En+ calls on LME to introduce emissions disclosure rules

En+, the hydropower and metals group formerly controlled by Russian oligarch Oleg Deripaska, has called on the London Metal Exchange to join the fight against global warming by introducing new disclosure rules on emissions.

Greg Barker, the group’s executive chairman, said the world’s largest market for industrial metals should force aluminium producers that use the exchange to reveal the carbon footprint of their metal.

“As a first step to meaningful carbon reduction, every company needs to be far more transparent in disclosing the carbon content of the aluminium it produces,” Lord Barker, a former UK energy and climate change minister, wrote in the Financial Times on the eve of the UN Climate Summit in New York.

Aluminium has been identified by the UN as one of the seven “hard to abate sectors” where moves to reduce emissions is crucial.

The call from the world’s biggest aluminium producer outside of China adds to the pressure the 142-year-old exchange is facing to ensure that the metals traded on it, including zinc and copper, are responsibly sourced.

The LME earlier this year announced rules requiring all metals on the exchange to be responsibly sourced from 2022. Although they target the likes of child labour, they carry less onerous environmental standards that have been criticised by campaign groups including Amnesty International.

Lord Barker has been touting the environmental credentials of En+ since the company, which controls Rusal, was freed from crippling US sanctions at the start of the year after Mr Deripaska relinquished control of the company.

It signed a deal in April to supply the largest new aluminium plant built in the US in nearly four decades with low-carbon aluminium. The company is also working on new smelter technology that it says will create a completely emissions-free version of the metal. It has also put its coal-fired power stations in Russia up for sale.

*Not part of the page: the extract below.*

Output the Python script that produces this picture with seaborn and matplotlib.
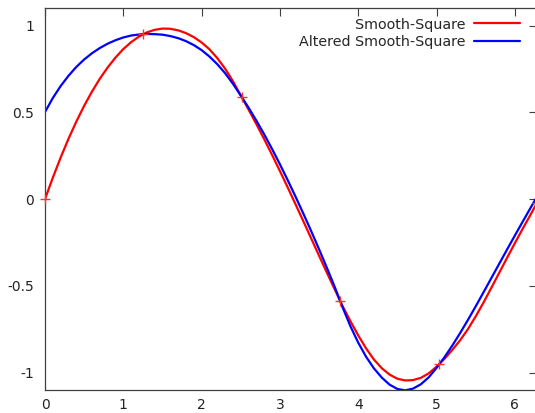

While producing aluminium is energy-intensive given the vast amounts of power required to transform its key raw material, alumina, into finished metal, Rusal claims its products are low carbon because most of its smelters are hydro powered.

LME said it had been engaging with industry participants over the question of environmental standards on its metals. The exchange recently set up a working group to examine the issue, including low-carbon aluminium and the need for greater transparency.

The LME said: “While we recognise there is not yet a global consensus on environmental sustainability in the aluminium sector, we are engaging with industry participants in bringing together existing initiatives and are committed to providing the necessary support to drive this crucial issue forward.”

The push by En+ for carbon disclosure was criticised by rival producers, who said the Russian company was simply trying to carve out a special niche for its metal so it could charge a premium tied to its environmental credentials.

“The sustainability debate is much wider than just carbon emissions,” said one of the producers. “It has to take into account human rights and water usage.”

The move by En+ underlines how metal and mining companies are facing increasing pressure to prove they can play in a shift to a low-carbon economy. Rusal says aluminium will be a key building block of the low-carbon economy, used in electric vehicles and sustainable packaging.

If the LME forces greater transparency, it will be a “vital first step in the creation of a new asset class here in London — low-carbon aluminium”, said Lord Barker.

Simon Webber, lead portfolio manager at Schroders, said a shift to lower carbon metal would only be helped by greater transparency. “The emission profile of aluminium production is huge and very disparate. It can be produced with four or five tonnes of C02 or 20 — and more than half the industry does it with 20. We should know that,” he said.

Alf Barrios, chief executive of Rio Tinto’s aluminium division, which launched its own low-carbon aluminium brand in 2016, said: “We have helped to pioneer responsible production standards through the Aluminium Stewardship Initiative that cover not only carbon emissions but a broad range of sustainability measures along the value chain.”